The Supreme Court unanimously ruled today that a California raisin farmer may challenge in federal court a Depression-era program that required him to turn over a percentage of his crop to the government every year.
In a narrow and brief opinion, the justices held that the 9th U.S. Circuit Court of Appeals has jurisdiction to hear farmer Marvin Horne's claim that the program, established by the 1937 Agricultural Marketing Agreement Act, or AMAA, amounted to an unconstitutional taking without compensation.
The complicated case hinged on whether Horne and his wife, who have farmed raisins in Madera and Fresno counties for nearly half a century, qualified as "handlers" or "producers" under the law.
Because the Department of Agriculture and its Raisin Marketing Order were not paying them market value for their raisins, the couple reorganized their business in 2000 to directly market raisins to food processors and bakeries. By doing so, the Hornes believed they had sidestepped the definition of "handler" and, consequently, the USDA program, which was designed to protect farmers from wild price swings.

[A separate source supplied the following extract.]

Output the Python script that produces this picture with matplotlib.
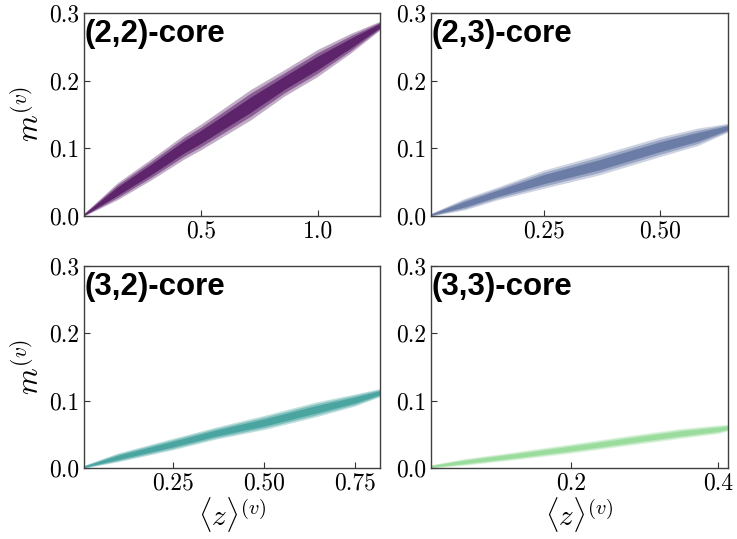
import numpy as np
import matplotlib
matplotlib.use("Agg")
import matplotlib.pyplot as plt

plt.rcParams['font.family'] = 'serif'
plt.rcParams['font.serif'] = ['cmr10']
plt.rcParams['mathtext.fontset'] = 'cm'
plt.rcParams['axes.formatter.use_mathtext'] = True

# band: x, lower edge, upper edge
titles = ["(2,2)-core", "(2,3)-core", "(3,2)-core", "(3,3)-core"]

x22 = [0.0, 0.142, 0.285, 0.427, 0.5, 0.712, 0.855, 0.997, 1.14, 1.265]
lo22 = [0.0, 0.024, 0.053, 0.084, 0.098, 0.142, 0.177, 0.206, 0.241, 0.275]
hi22 = [0.004, 0.049, 0.084, 0.120, 0.136, 0.187, 0.216, 0.246, 0.270, 0.288]

x23 = [0.008, 0.08, 0.151, 0.25, 0.365, 0.5, 0.58, 0.645]
lo23 = [0.0, 0.009, 0.024, 0.041, 0.060, 0.088, 0.104, 0.124]
hi23 = [0.004, 0.026, 0.043, 0.068, 0.090, 0.117, 0.130, 0.137]

x32 = [0.007, 0.098, 0.25, 0.37, 0.5, 0.643, 0.75, 0.819]
lo32 = [0.0, 0.009, 0.027, 0.043, 0.057, 0.076, 0.092, 0.106]
hi32 = [0.004, 0.022, 0.044, 0.061, 0.078, 0.098, 0.110, 0.118]

x33 = [0.009, 0.054, 0.122, 0.2, 0.282, 0.35, 0.4, 0.414]
lo33 = [0.0, 0.004, 0.012, 0.022, 0.034, 0.044, 0.051, 0.055]
hi33 = [0.005, 0.014, 0.024, 0.036, 0.049, 0.059, 0.064, 0.065]

xlims = [(0.0, 1.265), (0.008, 0.645), (0.007, 0.819), (0.009, 0.414)]
xticks = [[0.5, 1.0], [0.25, 0.50], [0.25, 0.50, 0.75], [0.2, 0.4]]
xticklabels = [["0.5", "1.0"], ["0.25", "0.50"], ["0.25", "0.50", "0.75"], ["0.2", "0.4"]]

bands = [(x22, lo22, hi22), (x23, lo23, hi23), (x32, lo32, hi32), (x33, lo33, hi33)]
colors = ["#440154", "#3b528b", "#21918c", "#5ec962"]
density = [1.8, 1.4, 1.6, 1.05]

W, H = 737, 539
boxes = [(84, 13, 380, 216), (431, 13, 728, 216), (84, 266, 380, 468), (431, 266, 728, 468)]

fig = plt.figure(figsize=(W / 100, H / 100), dpi=100)

for i in range(4):
    l, t, r, b = boxes[i]
    ax = fig.add_axes([l / W, 1 - b / H, (r - l) / W, (b - t) / H])
    x, lo, hi = bands[i]
    x = np.array(x); lo = np.array(lo); hi = np.array(hi)
    w = hi - lo
    # soft edges: stacked layers, denser toward the middle
    for inset, a in [(0.0, 0.18), (0.12, 0.25), (0.25, 0.35)]:
        ax.fill_between(x, lo + inset * w, hi - inset * w, color=colors[i],
                        alpha=min(a * density[i], 1.0), lw=0)

    ax.set_xlim(xlims[i])
    ax.set_ylim(0, 0.3)
    ax.set_xticks(xticks[i])
    ax.set_xticklabels(xticklabels[i])
    ax.set_yticks([0.0, 0.1, 0.2, 0.3])
    ax.set_yticklabels(["0.0", "0.1", "0.2", "0.3"])
    ax.tick_params(direction='in', length=4, labelsize=17, color='0.2')
    for s in ax.spines.values():
        s.set_color('0.25')
        s.set_linewidth(1.0)

    ax.text(0.003, 0.968, titles[i], transform=ax.transAxes, ha='left', va='top',
            fontsize=22.5, fontweight='bold', family='Liberation Sans')

    if i % 2 == 0:
        ax.set_ylabel(r'$m^{(v)}$', fontsize=22, labelpad=3)
    if i >= 2:
        ax.set_xlabel(r'$\langle z\rangle^{(v)}$', fontsize=21, labelpad=0)

fig.savefig("out.png", dpi=100)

The law defines handlers as processors, or associations of producers and others who engage in handling of raisins.
Horne stopped turning over raisins to USDA in 2002, when the government required 47 percent of the crop, and 2003, when it called for 30 percent. During those years, his business processed 3 million pounds of raisins.
In April 2004, however, USDA brought an enforcement action, eventually requiring Horne to pay for the raisins he should have provided to the government -- nearly $484,000 -- and assessed civil penalties of more than $200,000.

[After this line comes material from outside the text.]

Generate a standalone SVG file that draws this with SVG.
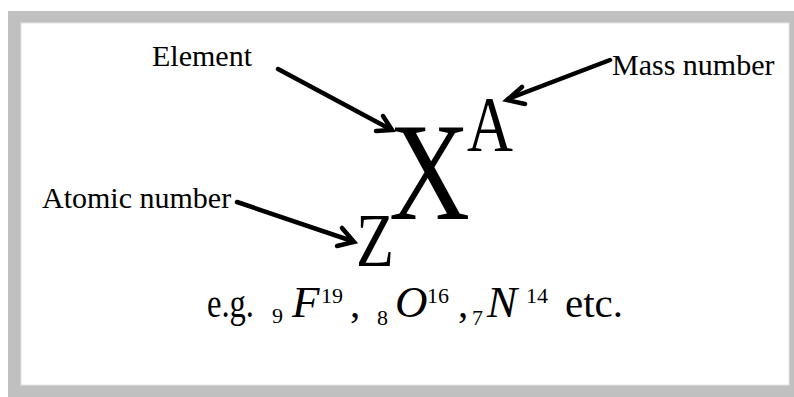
<svg xmlns="http://www.w3.org/2000/svg" width="794" height="397" viewBox="0 0 794 397">
<style>
.lbl{font-family:"Liberation Serif","Times New Roman",serif;font-size:30px;fill:#000}
.big{font-family:"Liberation Serif","Times New Roman",serif;fill:#000}
.eq{font-family:"Liberation Serif","Times New Roman",serif;font-size:41px;fill:#000}
.it{font-style:italic;font-size:45px}
.sm{font-family:"Liberation Serif","Times New Roman",serif;font-size:22px;fill:#000}
.arr{fill:none;stroke:#000;stroke-width:4.5;stroke-linecap:round;stroke-linejoin:miter}
</style>
<rect x="0" y="0" width="794" height="397" fill="#fff"/>
<rect x="8" y="11" width="790" height="390" fill="#c0c0c0"/>
<rect x="21" y="23" width="768" height="362" fill="#fff" stroke="#e4e4e4" stroke-width="1"/>
<g id="symbol">
<text class="big" x="389" y="219" font-size="139" textLength="81" lengthAdjust="spacingAndGlyphs">X</text>
<text class="big" x="467" y="150" font-size="79" textLength="46" lengthAdjust="spacingAndGlyphs">A</text>
<text class="big" x="356" y="266" font-size="76" textLength="38" lengthAdjust="spacingAndGlyphs">Z</text>
</g>
<g id="element"><text class="lbl" x="152" y="66">Element</text></g>
<g id="mass"><text class="lbl" x="612" y="75">Mass number</text></g>
<g id="atomic"><text class="lbl" x="42" y="208">Atomic number</text></g>
<g id="connectors">
<path class="arr" d="M278,69 L390,129"/>
<path class="arr" d="M376,131 L392,130 L383,116"/>
<path class="arr" d="M610,60 L508,99"/>
<path class="arr" d="M522,87 L507,100 L525,104"/>
<path class="arr" d="M237,202 L352,241"/>
<path class="arr" d="M342,228 L354,242 L337,246"/>
</g>
<g id="example">
<text class="eq" x="207" y="317" textLength="47" lengthAdjust="spacingAndGlyphs">e.g.</text>
<text class="sm" x="272" y="323">9</text>
<text class="eq it" x="292" y="317">F</text>
<text class="sm" x="321" y="303">19</text>
<text class="eq" x="350" y="317">,</text>
<text class="sm" x="377" y="325">8</text>
<text class="eq it" x="395" y="317">O</text>
<text class="sm" x="427" y="303">16</text>
<text class="eq" x="458" y="317">,</text>
<text class="sm" x="472" y="325">7</text>
<text class="eq it" x="487" y="317">N</text>
<text class="sm" x="526" y="303">14</text>
<text class="eq" x="565" y="317">etc.</text>
</g>
</svg>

Horne challenged the fines in federal district court, arguing that he wasn't a handler and that the fines constituted a taking that violated the Constitution's Fifth Amendment, which states that private property may not be taken "without just compensation."
The San Francisco-based 9th Circuit ruled for USDA but did not address the takings claim because it said Horne brought the case as a "producer," not a "handler." The 1887 Tucker Act, the court ruled, required producers to seek relief at the U.S. Court of Federal Claims (Greenwire, March 19).

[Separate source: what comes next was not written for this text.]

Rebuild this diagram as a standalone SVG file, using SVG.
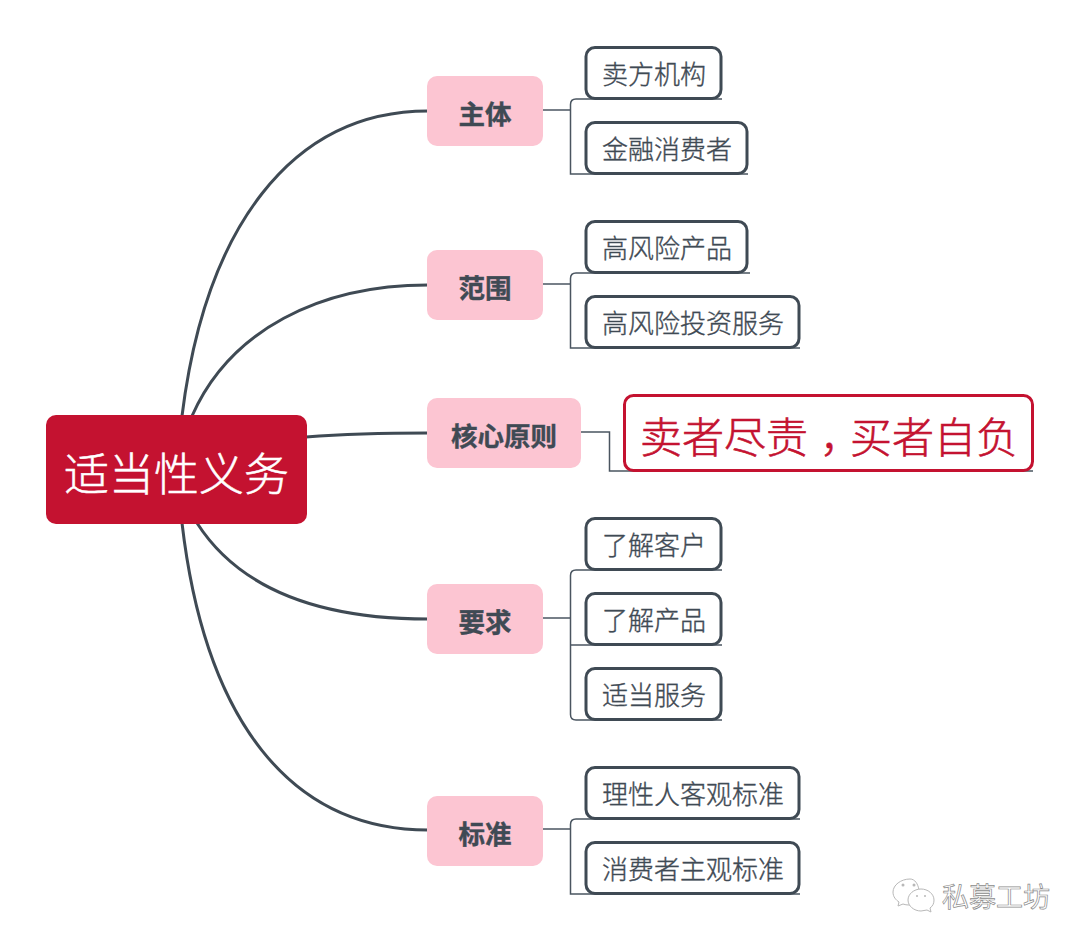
<svg xmlns="http://www.w3.org/2000/svg" width="1085" height="945" viewBox="0 0 1085 945">
<style>
text{font-family:"Noto Sans CJK SC","Noto Sans",sans-serif;text-anchor:middle;dominant-baseline:central}
.main{fill:none;stroke:#3f4a54;stroke-width:3}
.thin{fill:none;stroke:#4a5560;stroke-width:1.500}
.sec rect{fill:#fcc5d2}
.sec text{font-size:26.500px;font-weight:700;fill:#3f4a54;stroke:#3f4a54;stroke-width:.4}
.leaf rect{fill:#fff;stroke:#3f4a54;stroke-width:3}
.leaf text{font-size:26px;font-weight:300;fill:#3f4a54;stroke:#3f4a54;stroke-width:.35}
</style>
<rect width="1085" height="945" fill="#fff"/>
<g id="connectors">
<path class="main" d="M182 416C205 230 290 111 428 111"/>
<path class="main" d="M192 416C230 330 320 285 428 285"/>
<path class="main" d="M306 437C345 434 385 433 428 433"/>
<path class="main" d="M197 523C240 590 320 619 428 619"/>
<path class="main" d="M182 523C205 720 290 830 428 830"/>
<path class="thin" d="M543 110H570.500"/>
<path class="thin" d="M722 99H576Q570.500 99 570.500 104.500V174H748"/>
<path class="thin" d="M543 284H570.500"/>
<path class="thin" d="M750 273H576Q570.500 273 570.500 278.500V348H800"/>
<path class="thin" d="M581 432H609.500V471H1033"/>
<path class="thin" d="M543 618H570.500"/>
<path class="thin" d="M722 570H576Q570.500 570 570.500 575.500V714.500Q570.500 720 576 720H722"/>
<path class="thin" d="M570.500 645H722"/>
<path class="thin" d="M543 829H570.500"/>
<path class="thin" d="M800 819H576Q570.500 819 570.500 824.500V894H800"/>
</g>
<g id="root"><rect x="46" y="415" width="261" height="109" rx="10" fill="#c41230"/><text x="176.500" y="471" font-size="45" font-weight="300" fill="#fff" stroke="#fff" stroke-width=".5">适当性义务</text></g>
<g id="n-zhuti" class="sec"><rect x="427" y="76" width="116" height="70" rx="10"/><text x="485" y="112">主体</text></g>
<g id="n-fanwei" class="sec"><rect x="427" y="250" width="116" height="70" rx="10"/><text x="485" y="286">范围</text></g>
<g id="n-hexin" class="sec"><rect x="427" y="398" width="154" height="70" rx="10"/><text x="504" y="434">核心原则</text></g>
<g id="n-yaoqiu" class="sec"><rect x="427" y="584" width="116" height="70" rx="10"/><text x="485" y="620">要求</text></g>
<g id="n-biaozhun" class="sec"><rect x="427" y="796" width="116" height="70" rx="10"/><text x="485" y="832">标准</text></g>
<g id="l1" class="leaf"><rect x="586" y="47.500" width="135" height="51" rx="9"/><text x="654" y="72">卖方机构</text></g>
<g id="l2" class="leaf"><rect x="586" y="122.500" width="161" height="51" rx="9"/><text x="667" y="147">金融消费者</text></g>
<g id="l3" class="leaf"><rect x="586" y="221.500" width="161" height="51" rx="9"/><text x="667" y="246">高风险产品</text></g>
<g id="l4" class="leaf"><rect x="586" y="296.500" width="213" height="51" rx="9"/><text x="693" y="321">高风险投资服务</text></g>
<g id="l5"><rect x="624.500" y="395.500" width="408" height="75" rx="9" fill="#fff" stroke="#c41230" stroke-width="3"/><text x="829" y="434" font-size="42" font-weight="300" fill="#c41230" stroke="#c41230" stroke-width=".6">卖者尽责<tspan font-family="'Noto Sans CJK TC',sans-serif" dy="12">，</tspan><tspan dy="-12">买者自负</tspan></text></g>
<g id="l6" class="leaf"><rect x="586" y="518.500" width="135" height="51" rx="9"/><text x="654" y="543">了解客户</text></g>
<g id="l7" class="leaf"><rect x="586" y="593.500" width="135" height="51" rx="9"/><text x="654" y="618">了解产品</text></g>
<g id="l8" class="leaf"><rect x="586" y="668.500" width="135" height="51" rx="9"/><text x="654" y="693">适当服务</text></g>
<g id="l9" class="leaf"><rect x="586" y="767.500" width="213" height="51" rx="9"/><text x="693" y="792">理性人客观标准</text></g>
<g id="l10" class="leaf"><rect x="586" y="842.500" width="213" height="51" rx="9"/><text x="693" y="867">消费者主观标准</text></g>
<g id="watermark">
<g fill="#fff" stroke="#b8b8b8" stroke-width="1">
<path d="M910 879C901 879 893 885 893 892C893 897 896 900 899 902L898 906L903 904C906 905 908 905 911 905L919 890C918 884 915 879 910 879Z"/>
<path d="M921 889C914 889 908 894 908 900C908 906 914 911 921 911C923 911 925 910 927 910L931 912L930 908C933 906 934 903 934 900C934 894 928 889 921 889Z"/>
</g>
<g fill="#b8b8b8"><circle cx="903" cy="885" r="1.500"/><circle cx="914" cy="885" r="1.500"/><circle cx="917" cy="896" r="1"/><circle cx="925" cy="896" r="1"/></g>
<text x="996" y="895" font-size="27" fill="#fff" stroke="#8a8a8a" stroke-width="0.700">私募工坊</text>
</g>
</svg>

That determination was "not correct," wrote Justice Clarence Thomas on behalf of the high court.
Thomas wrote that even though the Hornes claimed to be producers, USDA and lower courts had determined that they were handlers.
"It is undisputed that the Marketing Order imposes duties on petitioners only in their capacity as handlers," Thomas wrote. "As a result, any defense raised against those duties is necessarily raised in that same capacity."
The ruling is seemingly in line with what both the Hornes and the government advocated for at arguments in March. The government shifted its position then and abandoned its argument that the 9th Circuit lacked jurisdiction (Greenwire, March 20).
The case had been closely watched by property rights advocates, who contend that the USDA program is another example of government overreach.
Rachel Brand of the U.S. Chamber of Commerce said the ruling is a boon for businesses.
"This case is about how many hoops individuals or businesses must jump through to stop the government from trampling their property rights," she said. "This boils down to the court preventing regulators from strong-arming businesses with the threat of endless litigation."
However, the court notably did not rule on the merits of the Hornes' takings claims. Instead, it remanded that question to the 9th Circuit for further proceedings.
Vermont Law School professor John Echeverria said the decision is tailored specifically to the circumstances presented in the case.
"It turns out to be a narrow, specialized ruling based on the conclusion that it involves a handler, not a producer," Echeverria said, adding that this was basically the Hornes' "fallback" position.
The ruling, he said, "doesn't support broader arguments for bringing takings claims against the United States outside of that."